Happy New Year!
After toiling away at this for over a week, I’m declaring this a success! (See the previous post for the backstory behind this.) Here’s the generated story:
# evaluated: 7, score: 110, eval: 0
Best score: 110
Donica Duck moved the stick down from the tree to the ground.
Deruiter Dog took the stick from the ground.
Deruiter Dog expressed appreciation to Donica Duck.
I first had expressed the rules in Prolog and threw both my self-made Prolog interpreter as well as an open source Prolog interpreter at this, but it turned out to be too slow, so I did the move generation by hand. I also cannibalized a chess program I had previously written, generalizing the concepts of “board”, “move”, etc. so that the chess board is the story universe and a move is an event in this universe. The current evaluation function simply maximizes happiness but can later be made more sophisticated by introducing drama, misery, etc.

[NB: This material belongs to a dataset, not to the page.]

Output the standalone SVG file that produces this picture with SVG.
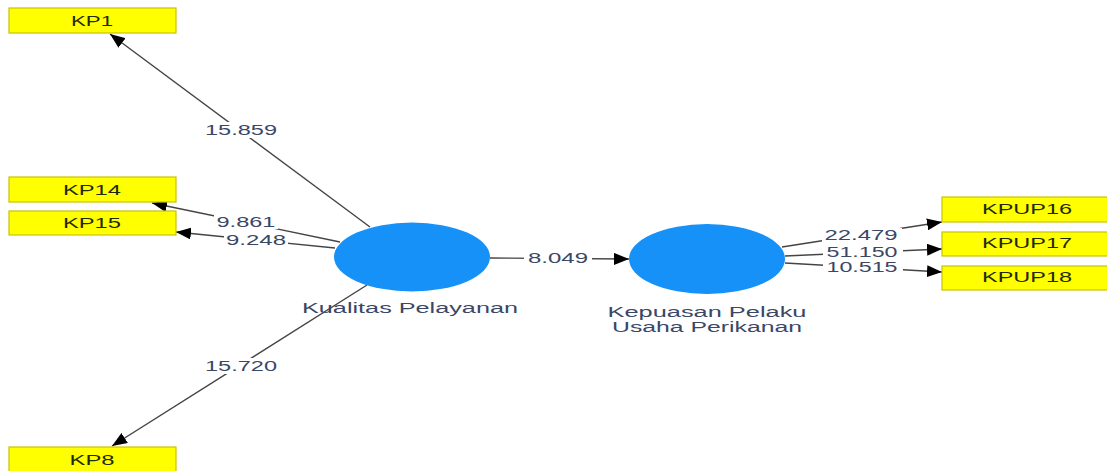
<svg xmlns="http://www.w3.org/2000/svg" width="1107" height="471" viewBox="0 0 1107 471">
<defs>
<marker id="ah" markerUnits="userSpaceOnUse" markerWidth="16" markerHeight="12" refX="15" refY="6" orient="auto">
<path d="M0,0 L15,6 L0,12 Z" fill="#000"/>
</marker>
<style>
.box{fill:#ffff00;stroke:#c8c400;stroke-width:1.2}
.bt{font-family:"Liberation Sans",Arial,sans-serif;font-size:15px;fill:#1f2a00;text-anchor:middle}
.lv{fill:#1591f7}
.lt{font-family:"Liberation Sans",Arial,sans-serif;font-size:14px;fill:#3a4766;text-anchor:middle}
.c{stroke:#444;stroke-width:1.4;fill:none}
.bg{fill:#fff}
.n{font-family:"Liberation Sans",Arial,sans-serif;font-size:14.5px;fill:#3a4766;text-anchor:middle}
</style>
</defs>
<rect width="1107" height="471" fill="#fff"/>
<g id="connectors">
<line class="c" x1="370" y1="227" x2="110" y2="34" marker-end="url(#ah)"/>
<line class="c" x1="340" y1="242" x2="152" y2="203" marker-end="url(#ah)"/>
<line class="c" x1="335" y1="248" x2="176" y2="232" marker-end="url(#ah)"/>
<line class="c" x1="367" y1="285" x2="112" y2="446" marker-end="url(#ah)"/>
<line class="c" x1="490" y1="258" x2="629" y2="259" marker-end="url(#ah)"/>
<line class="c" x1="782" y1="247" x2="942" y2="222" marker-end="url(#ah)"/>
<line class="c" x1="785" y1="256" x2="942" y2="249" marker-end="url(#ah)"/>
<line class="c" x1="785" y1="263" x2="942" y2="272" marker-end="url(#ah)"/>
<rect class="bg" x="203" y="122" width="76" height="16"/>
<text class="n" x="241" y="135" textLength="72" lengthAdjust="spacingAndGlyphs">15.859</text>
<rect class="bg" x="214" y="214" width="64" height="15"/>
<text class="n" x="246" y="227" textLength="59" lengthAdjust="spacingAndGlyphs">9.861</text>
<rect class="bg" x="224" y="232" width="64" height="15"/>
<text class="n" x="256" y="245" textLength="60" lengthAdjust="spacingAndGlyphs">9.248</text>
<rect class="bg" x="203" y="358" width="76" height="16"/>
<text class="n" x="241" y="371" textLength="72" lengthAdjust="spacingAndGlyphs">15.720</text>
<rect class="bg" x="524" y="250" width="68" height="16"/>
<text class="n" x="558" y="263" textLength="60" lengthAdjust="spacingAndGlyphs">8.049</text>
<rect class="bg" x="822" y="228" width="80" height="14"/>
<text class="n" x="861" y="240" textLength="73" lengthAdjust="spacingAndGlyphs">22.479</text>
<rect class="bg" x="823" y="244" width="80" height="15"/>
<text class="n" x="862" y="257" textLength="71" lengthAdjust="spacingAndGlyphs">51.150</text>
<rect class="bg" x="823" y="260" width="80" height="14"/>
<text class="n" x="862" y="272" textLength="71" lengthAdjust="spacingAndGlyphs">10.515</text>
</g>
<g id="KP1"><rect class="box" x="9" y="8" width="167" height="25"/><text class="bt" x="92" y="26" textLength="42" lengthAdjust="spacingAndGlyphs">KP1</text></g>
<g id="KP14"><rect class="box" x="9" y="177" width="167" height="25"/><text class="bt" x="92" y="195" textLength="58" lengthAdjust="spacingAndGlyphs">KP14</text></g>
<g id="KP15"><rect class="box" x="9" y="211" width="167" height="24"/><text class="bt" x="92" y="228" textLength="58" lengthAdjust="spacingAndGlyphs">KP15</text></g>
<g id="KP8"><rect class="box" x="9" y="447" width="167" height="26"/><text class="bt" x="92" y="465" textLength="45" lengthAdjust="spacingAndGlyphs">KP8</text></g>
<g id="KPUP16"><rect class="box" x="942" y="197" width="168" height="25"/><text class="bt" x="1027" y="214" textLength="90" lengthAdjust="spacingAndGlyphs">KPUP16</text></g>
<g id="KPUP17"><rect class="box" x="942" y="232" width="168" height="24"/><text class="bt" x="1027" y="248" textLength="90" lengthAdjust="spacingAndGlyphs">KPUP17</text></g>
<g id="KPUP18"><rect class="box" x="942" y="266" width="168" height="24"/><text class="bt" x="1027" y="282" textLength="90" lengthAdjust="spacingAndGlyphs">KPUP18</text></g>
<g id="KualitasPelayanan"><ellipse class="lv" cx="412" cy="257" rx="78" ry="34.5"/><text class="lt" x="410" y="313" textLength="216" lengthAdjust="spacingAndGlyphs">Kualitas Pelayanan</text></g>
<g id="KepuasanPelaku"><ellipse class="lv" cx="707" cy="259" rx="78" ry="35"/><text class="lt" x="707" y="317" textLength="199" lengthAdjust="spacingAndGlyphs">Kepuasan Pelaku</text><text class="lt" x="707" y="332" textLength="190" lengthAdjust="spacingAndGlyphs">Usaha Perikanan</text></g>
</svg>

Although I’m ecstatic this worked, I’m not 100% sold on this approach because:
- if the branching factor is too great, the maximum achievable search depth will be greatly restricted
- this doesn’t intuitively feel like the way stories are created by humans
That said, a hybrid approach might be possible. And as long as my goal of creating an entirely new art form (computer-generated fiction that humans find engaging) is achieved, I don’t care by what mechanism that ends up happening.